Mereka sudah beranggapan bahwa kesehatan ini penting dan harus diperhatikan, meski aplikasinya belum merata. Maksudnya, ada perusahaan yang sudah memiliki sistem rapi sekali, tetapi ada yang belum.
Perusahaan yang mempunyai sistem rapi. Misalnya, mereka mengadakan screening rutin, tak hanya dengan medical check up, tetapi juga asesmen psychological screening. Ketika ada yang bermasalah, HR memiliki alur penanganannya.
Kalau ada karyawan yang ingin konseling, dia sudah tahu harus menghubungi siapa karena HR sudah memiliki sistem. Umumnya, HR punya skill penanganan dasar untuk masalah psikologis.
Ada perusahaan dengan sistem merujuk. Misalnya, masalah karyawan dikategorikan sudah membutuhkan penanganan profesional atau psikolog, maka dia dirujuk ke lembaga psikologi yang sudah bekerjasama dengan perusahaan.

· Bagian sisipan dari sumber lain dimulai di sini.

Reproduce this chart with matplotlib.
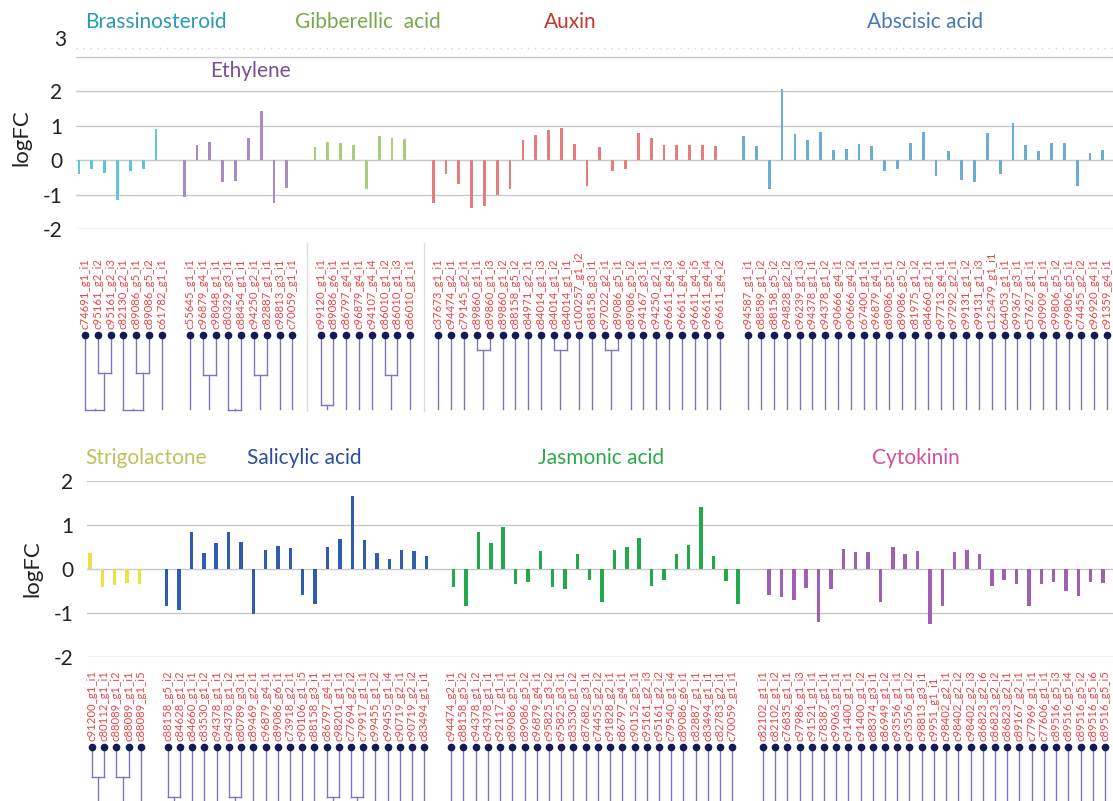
import numpy as np
import matplotlib.pyplot as plt
import matplotlib.transforms as mtrans

plt.rcParams['font.family'] = ['Lato', 'DejaVu Sans']

# ---------------- data: upper panel ----------------
brass_genes = ["c74691_g1_i1", "c95161_g2_i2", "c95161_g2_i3", "c82130_g2_i1", "c89086_g5_i1",
               "c89086_g5_i2", "c61782_g1_i1"]
brass_fc = [-0.41, -0.27, -0.37, -1.15, -0.32, -0.27, 0.92]

eth_genes = ["c55645_g1_i1", "c96879_g4_i1", "c98048_g1_i1", "c80329_g3_i1", "c88454_g1_i1",
             "c94250_g2_i1", "c82887_g1_i1", "c98813_g3_i1", "c70059_g1_i1"]
eth_fc = [-1.07, 0.44, 0.53, -0.63, -0.61, 0.66, 1.43, -1.23, -0.80]

ga_genes = ["c99120_g1_i1", "c89086_g6_i1", "c86797_g4_i1", "c96879_g4_i1", "c94107_g4_i4",
            "c86010_g1_i2", "c86010_g1_i3", "c86010_g1_i1"]
ga_fc = [0.39, 0.53, 0.51, 0.43, -0.84, 0.70, 0.66, 0.63]

aux_genes = ["c37673_g1_i1", "c94474_g2_i1", "c79145_g2_i1", "c89860_g1_i1", "c89860_g1_i3",
             "c89860_g1_i2", "c88158_g5_i2", "c84971_g2_i1", "c84014_g1_i3", "c84014_g1_i2",
             "c84014_g1_i1", "c100257_g1_i2", "c88158_g3_i1", "c97022_g2_i1", "c89086_g5_i1",
             "c89086_g5_i2", "c94167_g3_i1", "c94250_g2_i1", "c96611_g4_i3", "c96611_g4_i6",
             "c96611_g4_i5", "c96611_g4_i4", "c96611_g4_i2"]
aux_fc = [-1.23, -0.41, -0.70, -1.39, -1.34, -1.02, -0.83, 0.58, 0.74, 0.87, 0.95, 0.47,
          -0.76, 0.39, -0.32, -0.27, 0.78, 0.66, 0.44, 0.44, 0.44, 0.44, 0.41]

aba_genes = ["c94587_g1_i1", "c88589_g1_i2", "c88158_g5_i2", "c94828_g2_i2", "c96239_g1_i3",
             "c94378_g1_i1", "c94378_g1_i2", "c90666_g4_i1", "c90666_g4_i2", "c67400_g1_i1",
             "c96879_g4_i1", "c89086_g5_i1", "c89086_g5_i2", "c81975_g1_i2", "c84660_g1_i1",
             "c97713_g4_i1", "c97292_g2_i1", "c99131_g1_i2", "c99131_g1_i3", "c125479_g1_i1",
             "c64053_g1_i1", "c99367_g3_i1", "c57627_g1_i1", "c90909_g1_i1", "c99806_g5_i2",
             "c99806_g5_i1", "c74455_g2_i2", "c96920_g4_i1", "c91359_g4_i1"]
aba_fc = [0.70, 0.42, -0.83, 2.06, 0.76, 0.58, 0.81, 0.29, 0.34, 0.47, 0.42, -0.32, -0.27,
          0.50, 0.81, -0.46, 0.26, -0.58, -0.63, 0.78, -0.39, 1.09, 0.44, 0.26, 0.49, 0.50,
          -0.75, 0.22, 0.30]

# ---------------- data: lower panel ----------------
sl_genes = ["c91200_g1_i1", "c80112_g1_i1", "c88089_g1_i2", "c88089_g1_i1", "c88089_g1_i5"]
sl_fc = [0.36, -0.41, -0.36, -0.32, -0.35]

sa_genes = ["c88158_g5_i2", "c84628_g1_i2", "c84660_g1_i1", "c83530_g1_i2", "c94378_g1_i1",
            "c94378_g1_i2", "c80789_g3_i1", "c89469_g2_i1", "c96879_g4_i1", "c89086_g6_i1",
            "c73918_g2_i1", "c90106_g1_i5", "c88158_g3_i1", "c86797_g4_i1", "c98201_g1_i1",
            "c77694_g2_i2", "c79917_g1_i1", "c99455_g1_i2", "c99455_g1_i4", "c90719_g2_i1",
            "c90719_g2_i2", "c83494_g1_i1"]
sa_fc = [-0.84, -0.94, 0.83, 0.36, 0.58, 0.83, 0.62, -1.03, 0.43, 0.53, 0.47, -0.60, -0.79,
         0.51, 0.69, 1.67, 0.65, 0.36, 0.23, 0.43, 0.41, 0.30]

ja_genes = ["c94474_g2_i1", "c88158_g5_i2", "c94378_g1_i2", "c94378_g1_i1", "c92117_g1_i1",
            "c89086_g5_i1", "c89086_g5_i2", "c96879_g4_i1", "c95825_g3_i2", "c95825_g3_i1",
            "c83530_g1_i2", "c87682_g3_i1", "c74455_g2_i2", "c91828_g2_i1", "c86797_g4_i1",
            "c90152_g5_i1", "c95161_g2_i3", "c95161_g2_i2", "c79540_g1_i4", "c89086_g6_i1",
            "c82887_g1_i1", "c83494_g1_i1", "c82783_g2_i1", "c70059_g1_i1"]
ja_fc = [-0.41, -0.85, 0.83, 0.58, 0.96, -0.34, -0.30, 0.41, -0.40, -0.45, 0.35, -0.25,
         -0.75, 0.44, 0.51, 0.71, -0.38, -0.26, 0.34, 0.54, 1.42, 0.29, -0.28, -0.79]

ck_genes = ["c82102_g1_i1", "c82102_g1_i2", "c76835_g1_i1", "c97986_g1_i3", "c91521_g1_i1",
            "c78387_g1_i1", "c99063_g1_i1", "c91400_g1_i1", "c91400_g1_i2", "c88374_g3_i1",
            "c86949_g1_i2", "c93556_g1_i1", "c93556_g1_i2", "c98813_g3_i1", "c9951_g1_i1",
            "c98402_g2_i1", "c98402_g2_i2", "c98402_g2_i3", "c86823_g2_i6", "c86823_g2_i2",
            "c86823_g2_i1", "c89167_g2_i1", "c77969_g1_i1", "c77606_g1_i1", "c89516_g5_i3",
            "c89516_g5_i4", "c89516_g5_i2", "c89516_g5_i6", "c89516_g5_i5"]
ck_fc = [-0.58, -0.64, -0.71, -0.43, -1.20, -0.45, 0.45, 0.38, 0.38, -0.74, 0.49, 0.35, 0.40,
         -1.24, -0.85, 0.38, 0.43, 0.35, -0.38, -0.26, -0.34, -0.84, -0.34, -0.29, -0.49,
         -0.62, -0.30, -0.32, -0.30]

# cluster joins under the gene labels: (leaf a, leaf b, depth in px below the dots)
brass_tree = [(1, 2, 38), (0, 1, 75), (4, 5, 38), (3, 4, 75)]
eth_tree = [(1, 2, 40), (3, 4, 75), (5, 6, 40)]
ga_tree = [(0, 1, 70), (5, 6, 40)]
aux_tree = [(3, 4, 15), (9, 10, 15), (13, 14, 15)]
aba_tree = []
sl_tree = [(0, 1, 30), (2, 3, 30)]
sa_tree = [(0, 1, 50), (5, 6, 50), (13, 14, 50), (15, 16, 50)]
ja_tree = []
ck_tree = []

top_groups = [
    ("Brassinosteroid", brass_genes, brass_fc, brass_tree, "#5fc4dc", "#2a9bb3"),
    ("Ethylene", eth_genes, eth_fc, eth_tree, "#a88bc0", "#7a4f93"),
    ("Gibberellic  acid", ga_genes, ga_fc, ga_tree, "#a9cd7b", "#7aa94c"),
    ("Auxin", aux_genes, aux_fc, aux_tree, "#e87b7b", "#c0392b"),
    ("Abscisic acid", aba_genes, aba_fc, aba_tree, "#6aaed8", "#4a76b8"),
]
bot_groups = [
    ("Strigolactone", sl_genes, sl_fc, sl_tree, "#eee145", "#bfc15a"),
    ("Salicylic acid", sa_genes, sa_fc, sa_tree, "#2f5bb0", "#2d4e9e"),
    ("Jasmonic acid", ja_genes, ja_fc, ja_tree, "#22a94c", "#2ea84c"),
    ("Cytokinin", ck_genes, ck_fc, ck_tree, "#a05fb2", "#d24f9b"),
]

# ---------------- layout (pixels) ----------------
W, H = 1113, 801
top_gaps = [2.2, 2.2, 2.2, 2.2]
bot_gaps = [2.2, 2.2, 2.5]
top_title_x = [0.47, 10.2, 16.8, 36.2, 61.4]
top_title_y = [4.02, 2.59, 4.02, 4.02, 4.02]
bot_title_x = [-0.4, 12.7, 36.2, 63.2]
bot_title_y = [2.52, 2.52, 2.52, 2.52]


def positions(groups, gaps):
    out, start = [], 0.0
    for k, g in enumerate(groups):
        out.append(start + np.arange(len(g[1])))
        if k < len(gaps):
            start = out[-1][-1] + gaps[k]
    return out


def px_axes(fig, left, top, right, bottom):
    return fig.add_axes([left / W, 1 - bottom / H, (right - left) / W, (bottom - top) / H])


def draw_tree(ax, xs, merges, depth, color):
    centre = {i: xs[i] for i in range(len(xs))}
    low = {i: 0.0 for i in range(len(xs))}
    owner = list(range(len(xs)))
    for a, b, d in merges:
        ra, rb = owner[a], owner[b]
        for r in (ra, rb):
            ax.plot([centre[r], centre[r]], [low[r], -d], color=color, lw=1)
        ax.plot([centre[ra], centre[rb]], [-d, -d], color=color, lw=1)
        centre[ra] = (centre[ra] + centre[rb]) / 2
        low[ra] = -d
        owner = [ra if o == rb else o for o in owner]
        del centre[rb], low[rb]
    for r in centre:
        ax.plot([centre[r], centre[r]], [low[r], -depth], color=color, lw=1)


def panel(fig, groups, gaps, titles_x, titles_y, bar_box, first_px, step, ylim, yticks,
          width, strip_box, lab_first, lab_last, depth, dot_y, third_label=False):
    xs = positions(groups, gaps)
    left, top, right, bottom = bar_box
    ax = px_axes(fig, left, top, right, bottom)
    ax.set_xlim((left - first_px) / step, (right - first_px) / step)
    ax.set_ylim(*ylim)
    for yv in yticks:
        ax.axhline(yv, color="#c9c9c9", lw=1, zorder=0)
    for (name, genes, fc, tree, bc, tc), x, tx, ty in zip(groups, xs, titles_x, titles_y):
        ax.bar(x, fc, width=width, color=bc, zorder=2)
        ax.text(tx, ty, name, color=tc, fontsize=15, ha="left", va="center", clip_on=False)
    shown = [t for t in yticks if not (third_label and t == 3)]
    ax.set_yticks(shown)
    ax.set_yticklabels([str(int(t)) for t in shown], fontsize=15, color="#222222")
    if third_label:
        off = mtrans.ScaledTranslation(-10 / 100, 0, fig.dpi_scale_trans)
        ax.text(ax.get_xlim()[0], 3.5, "3", fontsize=15, color="#222222",
                ha="right", va="center", clip_on=False, transform=ax.transData + off)
        ax.axhline(3.27, color="#d6d6d6", lw=1, ls=(0, (1, 4)), zorder=0)
    ax.tick_params(axis="y", length=0, pad=10)
    ax.set_xticks([])
    ax.set_ylabel("logFC", fontsize=16, color="#222222", labelpad=8)
    for s in ax.spines.values():
        s.set_visible(False)
    ax.patch.set_alpha(0)

    # gene labels + dendrogram strip
    sl, st, sr, sb = strip_box
    sx = px_axes(fig, sl, st, sr, sb)
    last_x = xs[-1][-1]
    lab_step = (lab_last - lab_first) / last_x
    sx.set_xlim((sl - lab_first) / lab_step, (sr - lab_first) / lab_step)
    sx.set_ylim(-(sb - dot_y), dot_y - st)
    sx.axis("off")
    for (name, genes, fc, tree, bc, tc), x in zip(groups, xs):
        for xi, g in zip(x, genes):
            sx.text(xi, 6, g, rotation=90, ha="center", va="bottom", fontsize=8.2,
                    color="#e8454a")
        draw_tree(sx, x, tree, depth, "#7d78b3")
        sx.plot(x, np.zeros(len(x)), "o", color="#141a55", ms=4.5, zorder=3)
    return ax, sx, xs


fig = plt.figure(figsize=(W / 100, H / 100), dpi=100)

ax1, sx1, xs1 = panel(fig, top_groups, top_gaps, top_title_x, top_title_y,
                      (76, 46.7, 1113, 229), 79, 12.83, (-2, 3.3), [-2, -1, 0, 1, 2, 3],
                      0.22, (76, 240, 1113, 415), 85, 1107, 74, 335, third_label=True)
ax2, sx2, xs2 = panel(fig, bot_groups, bot_gaps, bot_title_x, bot_title_y,
                      (87, 481, 1113, 657), 90, 12.37, (-2, 2), [-2, -1, 0, 1, 2],
                      0.28, (87, 660, 1113, 801), 92, 1105, 60, 747)

# faint separators between pasted dendrogram pieces
for g in (1, 2):
    xm = (xs1[g][-1] + xs1[g + 1][0]) / 2
    sx1.plot([xm, xm], [-76, 92], color="#dddddd", lw=1)

fig.savefig("out.png", dpi=100)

Ada pula perusahaan dengan sistem parsial. Misalnya, kalau ada karyawan yang memiliki masalah, dia bilang ke HR, lalu HR merujuknya ke psikolog.
Ada juga perusahaan yang tidak ada penanganan sama sekali. Isu mental dianggap masalah pribadi, belum diakomodir secara fasilitas, insurance, dan lainnya.
Teman-teman sudah mulai aware, bahkan di kalangan pemerintahan sudah mulai banyak kegiatan webinar atau sharing session tentang mental health in the workplace. Namun, aplikasinya challenging dan tidak semua perusahaan mempunyai sistem menyeluruh.
Tak memiliki sistem, tetap bisa mendukung
Perusahaan yang tidak memiliki sistem, tetap bisa mendukung kesehatan mental karyawan. Caranya, pertama, membangun suasana keterbukaan.
Dalam arti, terbuka untuk sharing masalah pekerjaan maupun masalah pribadi. Jadi, karyawan bebas berbicara ketika punya masalah.
Dia tidak sungkan berbagi cerita dengan rekan kerjanya tanpa penghakiman, tetapi bukan berarti semua hal harus ceritakan.
Kedua, mengedukasi pemimpin. Mau tidak mau, HR harus mengedukasi pemimpin tentang kesehatan mental.
Kalau perusahaan atau HR belum bisa menangani karyawan bermasalah, perusahaan bisa merujuk atau kerja sama dengan pihak lain. Paling tidak, perusahaan membangun atmosfer kerja lebih baik.
Sinergi semua pihak
Untuk menumbuhkan kesadaran, sebenarnya perlu sinergi semua pihak.
Top management sebagai regulator yang memiliki dan mengetahui arah perusahaan serta mempunyai kepentingan bisnis juga perlu mengetahui tentang mental health.
HR yang memiliki sistem akan membuat alur penanganan dan mendorong pemimpin untuk memahami karyawan, team leader, supervisor, dan manajer.
Kalaupun HR punya sistem, tetapi top management tidak mendukung, pada akhirnya, kesadaran dan penanganan kesehatan mental tidak berjalan.